::: Data :::

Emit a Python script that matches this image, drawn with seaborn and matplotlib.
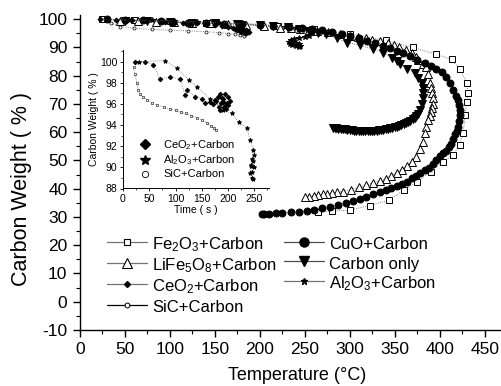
import numpy as np
import pandas as pd
import matplotlib
matplotlib.use("Agg")
import matplotlib.pyplot as plt
from matplotlib.lines import Line2D
from matplotlib.ticker import MultipleLocator
import seaborn as sns

sns.set_theme(style="white")
plt.rcParams['font.family'] = ['Liberation Sans', 'DejaVu Sans']
plt.rcParams['mathtext.fontset'] = 'custom'
plt.rcParams['mathtext.rm'] = 'Liberation Sans'
plt.rcParams['mathtext.it'] = 'Liberation Sans:italic'
plt.rcParams['axes.unicode_minus'] = False
for k in ['text.color', 'axes.labelcolor', 'xtick.color', 'ytick.color']:
    plt.rcParams[k] = 'black'

# ---------------- main plot data (Temperature °C, Carbon weight %) ----------------
fe2o3_T = [25, 60, 100, 140, 180, 220, 260, 300, 340, 370, 396, 413, 422, 430, 431, 430, 428, 426,
           422, 415, 403, 390, 375, 360, 344, 322, 300, 280, 265]
fe2o3_W = [100, 99.6, 99.2, 98.8, 98.3, 97.6, 96.6, 94.8, 92.5, 90, 87.6, 85.8, 82.3, 77.6, 74, 70.7,
           66, 59.7, 55.5, 52, 49.5, 46, 42.5, 39.5, 36, 34, 32.5, 32, 31.8]

cuo_T = [30, 50, 70, 90, 103, 120, 140, 160, 180, 200, 215, 232, 247, 258, 269, 280, 291, 300, 310, 319,
         328, 337, 345, 352, 359, 367, 375, 383, 390, 396, 402, 407, 411, 415, 418, 420, 421, 422, 422,
         421, 420, 419, 417, 415, 412, 410, 407, 403, 400, 396, 392, 388, 383, 378, 374, 369, 363, 358,
         352, 346, 340, 333, 326, 318, 311, 304, 296, 287, 278, 269, 260, 252, 244, 235, 225, 218, 210,
         205, 202]
cuo_W = [100, 99.8, 99.6, 99.3, 99, 98.8, 98.6, 98.4, 98.2, 97.9, 97.6, 97.3, 97, 96.7, 96.3, 95.5, 94.6,
         93.9, 93.2, 92.4, 91.6, 90.7, 89.8, 88.9, 88, 86.9, 85.7, 84.5, 83.3, 82.4, 81.2, 79.7, 77.5, 75,
         73, 71.4, 69.5, 68, 66, 64, 62, 60.5, 59.5, 57.5, 55.8, 54.8, 53.5, 52.5, 51.5, 50.2, 48.8, 47.5,
         46.5, 45.5, 44.6, 43.8, 42.4, 41.7, 41, 40.2, 39.5, 38.9, 38.2, 37.2, 36.4, 35.7, 35, 34.3, 33.6,
         33.1, 32.6, 32.2, 31.8, 31.6, 31.5, 31.4, 31.2, 31.2, 31.2]

life_T = [45, 65, 85, 105, 125, 145, 165, 185, 205, 222, 235, 245, 255, 263, 276, 289, 300, 309, 318, 325,
          333, 342, 349, 355, 362, 369, 373, 376, 381, 385, 387, 389, 390, 391, 392, 392, 391, 390, 389,
          387, 385, 383, 381, 378, 374, 369, 363, 358, 352, 346, 340, 333, 326, 318, 310, 301, 292, 286,
          280, 275, 270, 265, 260, 255, 250]
life_W = [99.3, 99.2, 99.1, 98.9, 98.8, 98.6, 98.4, 98.1, 97.6, 97, 96.8, 96.5, 96.2, 96, 95.4, 94.7, 94.1,
          93.6, 93.2, 92.8, 92.2, 91.7, 90.8, 90, 89, 88, 86.8, 85.5, 84.2, 83, 80.5, 77.6, 75.8, 74, 72,
          70, 68.5, 67, 65.7, 64.4, 62, 59.7, 56.4, 54, 51.4, 49.6, 48, 46.8, 45.7, 44.5, 43.5, 42.8, 42.1,
          41.3, 40.5, 39.7, 39, 38.8, 38.5, 38.2, 38, 37.7, 37.5, 37.2, 37]

conly_T = [50, 75, 100, 125, 150, 175, 200, 215, 231, 243, 255, 265, 274, 286, 297, 311, 326, 337, 347,
           352, 356, 364, 372, 376, 380, 381, 381, 381, 380, 378, 376, 374, 372, 370, 367, 365, 362, 360,
           357, 355, 352, 350, 347, 345, 342, 340, 337, 335, 332, 330, 327, 325, 322, 320, 317, 315, 312,
           310, 307, 305, 302, 300, 297, 295, 292, 290, 287, 285, 283, 281]
conly_W = [99.5, 99.2, 99, 98.8, 98.5, 98.2, 97.8, 97.6, 97.3, 96.7, 96, 95.3, 94.6, 93.2, 91.7, 90.8,
           89.5, 88, 86.4, 85.2, 84, 82.5, 81, 79.3, 77.6, 75.8, 74, 72, 70, 67.8, 66.6, 65.8, 65.2, 64.7,
           64.1, 63.7, 63.3, 62.9, 62.6, 62.3, 62, 61.8, 61.6, 61.4, 61.2, 61.0, 60.9, 60.8, 60.7, 60.6,
           60.5, 60.4, 60.35, 60.3, 60.3, 60.3, 60.35, 60.4, 60.5, 60.6, 60.7, 60.8, 60.9, 61, 61.1, 61.2,
           61.3, 61.4, 61.5, 61.6]

ceo2_T = [22, 40, 58, 75, 95, 115, 130, 140, 150, 158, 165, 170, 174, 178, 181, 184, 186, 188, 185, 182,
          178, 175, 172, 176, 180, 184, 187, 183, 179]
ceo2_W = [100, 99.8, 99.6, 99.3, 99, 98.8, 98.6, 98.2, 97.8, 97.5, 97.2, 97, 96.8, 96.6, 96.5, 96.3, 96,
          95.6, 95.3, 95.5, 95.8, 96.2, 96.6, 96.9, 96.4, 95.9, 95.4, 95.1, 95.6]

al2o3_T = [30, 55, 80, 105, 130, 155, 180, 200, 215, 228, 240, 250, 256, 258, 255, 250, 244, 238, 234,
           232, 233, 236, 240, 243, 245, 244, 240, 236]
al2o3_W = [100, 99.9, 99.6, 99.4, 99.1, 98.8, 98.5, 98.2, 97.8, 97.4, 97, 96.5, 95.8, 95, 94.2, 93.6,
           93.2, 93, 92.6, 92, 91.4, 90.8, 90.4, 90.3, 90.6, 91.2, 91.6, 91.8]

sic_T = [25, 35, 45, 60, 80, 100, 120, 140, 155, 165, 172, 178, 182]
sic_W = [99.6, 98.5, 97.4, 96.8, 96.4, 96.1, 95.9, 95.6, 95.3, 94.9, 94.6, 94.3, 94]

# ---------------- inset data (Time s, Carbon weight %) ----------------
in_ceo2_t = [23, 42, 58, 70, 90, 109, 118, 122, 137, 150, 156, 165, 172, 176, 180, 184, 188, 191, 194,
             197, 200, 203, 199, 195, 190, 186, 182, 178, 185, 192, 198]
in_ceo2_w = [100, 100, 99.7, 98.4, 98.5, 98.4, 96.8, 97.3, 96.7, 96.5, 96.1, 96.2, 96.0, 96.4, 96.7,
             96.9, 96.6, 96.2, 95.8, 95.5, 95.9, 96.3, 96.7, 96.9, 96.5, 96.1, 95.7, 96.3, 95.4, 95.7, 96.1]

in_al2o3_t = [30, 80, 102, 125, 141, 165, 191, 207, 220, 236, 242, 248, 250, 247, 244, 242, 245, 248,
              246, 243, 245, 249]
in_al2o3_w = [100, 100.1, 99.4, 98.3, 97.6, 96.5, 95.4, 95.1, 94.3, 93.7, 92.6, 91.6, 91.2, 90.6, 90.1,
              89.5, 89.0, 88.9, 89.6, 90.2, 90.8, 90.0]

in_sic_t = [20, 23, 26, 29, 33, 38, 45, 55, 65, 78, 90, 100, 110, 120, 130, 140, 150, 160, 168, 174, 178]
in_sic_w = [99.5, 98.8, 98.0, 97.3, 96.9, 96.7, 96.4, 96.1, 95.9, 95.7, 95.5, 95.4, 95.2, 95.1, 94.9,
            94.7, 94.5, 94.2, 93.9, 93.7, 93.5]

labels_main = ['Fe$_2$O$_3$+Carbon', 'LiFe$_5$O$_8$+Carbon', 'CeO$_2$+Carbon', 'SiC+Carbon',
               'CuO+Carbon', 'Carbon only', 'Al$_2$O$_3$+Carbon']
labels_inset = ['CeO$_2$+Carbon', 'Al$_2$O$_3$+Carbon', 'SiC+Carbon']

fig = plt.figure(figsize=(5.02, 3.86), dpi=100)
ax = fig.add_axes([80/502, 1-330/386, 421/502, 315/386])

def draw(axis, x, y, marker, ms, mfc, lw=0.6, mew=0.7):
    df = pd.DataFrame({'x': x, 'y': y})
    sns.lineplot(data=df, x='x', y='y', sort=False, estimator=None, ax=axis, color='0.35',
                 linestyle=':', linewidth=lw, marker=marker, markersize=ms,
                 markerfacecolor=mfc, markeredgecolor='black', markeredgewidth=mew, legend=False)

draw(ax, sic_T, sic_W, 'o', 2.2, 'white', mew=0.5)
draw(ax, fe2o3_T, fe2o3_W, 's', 4.3, 'white')
draw(ax, life_T, life_W, '^', 5.6, 'white')
draw(ax, conly_T, conly_W, 'v', 5.6, 'black')
draw(ax, cuo_T, cuo_W, 'o', 5.0, 'black')
draw(ax, ceo2_T, ceo2_W, 'D', 2.5, 'black')
draw(ax, al2o3_T, al2o3_W, '*', 3.8, 'black')

ax.set_xlim(0, 468)
ax.set_ylim(-10, 101.5)
ax.xaxis.set_major_locator(MultipleLocator(50))
ax.xaxis.set_minor_locator(MultipleLocator(25))
ax.yaxis.set_major_locator(MultipleLocator(10))
ax.yaxis.set_minor_locator(MultipleLocator(5))
for s in ['top', 'right']:
    ax.spines[s].set_visible(False)
for s in ['left', 'bottom']:
    ax.spines[s].set_color('black')
    ax.spines[s].set_linewidth(1.0)
ax.tick_params(which='major', direction='out', length=5, width=1, color='black',
               labelsize=12.5, pad=4, left=True, bottom=True)
ax.tick_params(which='minor', direction='out', length=3, width=0.8, color='black',
               left=True, bottom=True)
ax.set_xlabel('Temperature (°C)', fontsize=13)
ax.xaxis.set_label_coords(0.515, -0.118)
ax.set_ylabel('Carbon Weight ( % )', fontsize=15.5)
ax.yaxis.set_label_coords(-0.115, 0.448)

handles = [
    Line2D([], [], color='0.45', lw=0.9, marker='s', ms=5, mfc='white', mec='black', mew=0.8),
    Line2D([], [], color='0.45', lw=0.9, marker='^', ms=7, mfc='white', mec='black', mew=0.8),
    Line2D([], [], color='0.45', lw=0.9, marker='D', ms=3, mfc='black', mec='black'),
    Line2D([], [], color='black', lw=0.9, marker='o', ms=3.5, mfc='white', mec='black', mew=0.7),
    Line2D([], [], color='0.3', lw=0.9, marker='o', ms=6.5, mfc='black', mec='black'),
    Line2D([], [], color='0.3', lw=0.9, marker='v', ms=7.5, mfc='black', mec='black'),
    Line2D([], [], color='0.45', lw=0.9, marker='*', ms=4.5, mfc='black', mec='black'),
]
leg = ax.legend(handles, labels_main, ncol=2, frameon=False, fontsize=12,
                loc='upper left', bbox_to_anchor=(107/502, 1-235/386), bbox_transform=fig.transFigure,
                handlelength=2.4, handleheight=1.2, handletextpad=0.3, columnspacing=0.44,
                labelspacing=0.13, borderpad=0, borderaxespad=0)

# ---------------- inset ----------------
ins = fig.add_axes([123/502, 1-188.5/386, 146/502, 138.5/386])
ins.patch.set_alpha(0)
draw(ins, in_sic_t, in_sic_w, 'o', 1.8, 'white', lw=0.5, mew=0.4)
draw(ins, in_ceo2_t, in_ceo2_w, 'D', 2.3, 'black', lw=0.5)
draw(ins, in_al2o3_t, in_al2o3_w, '*', 3.2, 'black', lw=0.5)
ins.set_xlim(0, 278)
ins.set_ylim(88, 101.1)
ins.xaxis.set_major_locator(MultipleLocator(50))
ins.xaxis.set_minor_locator(MultipleLocator(25))
ins.yaxis.set_major_locator(MultipleLocator(2))
ins.yaxis.set_minor_locator(MultipleLocator(1))
for s in ['top', 'right']:
    ins.spines[s].set_visible(False)
for s in ['left', 'bottom']:
    ins.spines[s].set_color('black')
    ins.spines[s].set_linewidth(0.7)
ins.tick_params(which='major', direction='out', length=2.5, width=0.6, color='black',
                labelsize=7.5, pad=1.5, left=True, bottom=True)
ins.tick_params(which='minor', direction='out', length=1.5, width=0.5, color='black',
                left=True, bottom=True)
ins.set_xlabel('Time ( s )', fontsize=7.5, labelpad=1)
ins.set_ylabel('Carbon Weight ( % )', fontsize=7.5, labelpad=1)

ih = [
    Line2D([], [], ls='none', marker='D', ms=5, mfc='black', mec='black'),
    Line2D([], [], ls='none', marker='*', ms=7, mfc='black', mec='black'),
    Line2D([], [], ls='none', marker='o', ms=4.5, mfc='white', mec='black', mew=0.6),
]
ins.legend(ih, labels_inset, frameon=False, fontsize=8, loc='lower left',
           bbox_to_anchor=(0.106, 0.065), handlelength=1.2, handletextpad=1.05,
           labelspacing=0.18, borderpad=0, borderaxespad=0)

fig.savefig('out.png', dpi=100)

:::

What to work on: Repeat, with no pictures, each line from the beginning of the data through the line containing "plt.rcParams[k] = 'black'", inclusive.

Solution for this task:
Emit a Python script that matches this image, drawn with seaborn and matplotlib.
import numpy as np
import pandas as pd
import matplotlib
matplotlib.use("Agg")
import matplotlib.pyplot as plt
from matplotlib.lines import Line2D
from matplotlib.ticker import MultipleLocator
import seaborn as sns

sns.set_theme(style="white")
plt.rcParams['font.family'] = ['Liberation Sans', 'DejaVu Sans']
plt.rcParams['mathtext.fontset'] = 'custom'
plt.rcParams['mathtext.rm'] = 'Liberation Sans'
plt.rcParams['mathtext.it'] = 'Liberation Sans:italic'
plt.rcParams['axes.unicode_minus'] = False
for k in ['text.color', 'axes.labelcolor', 'xtick.color', 'ytick.color']:
    plt.rcParams[k] = 'black'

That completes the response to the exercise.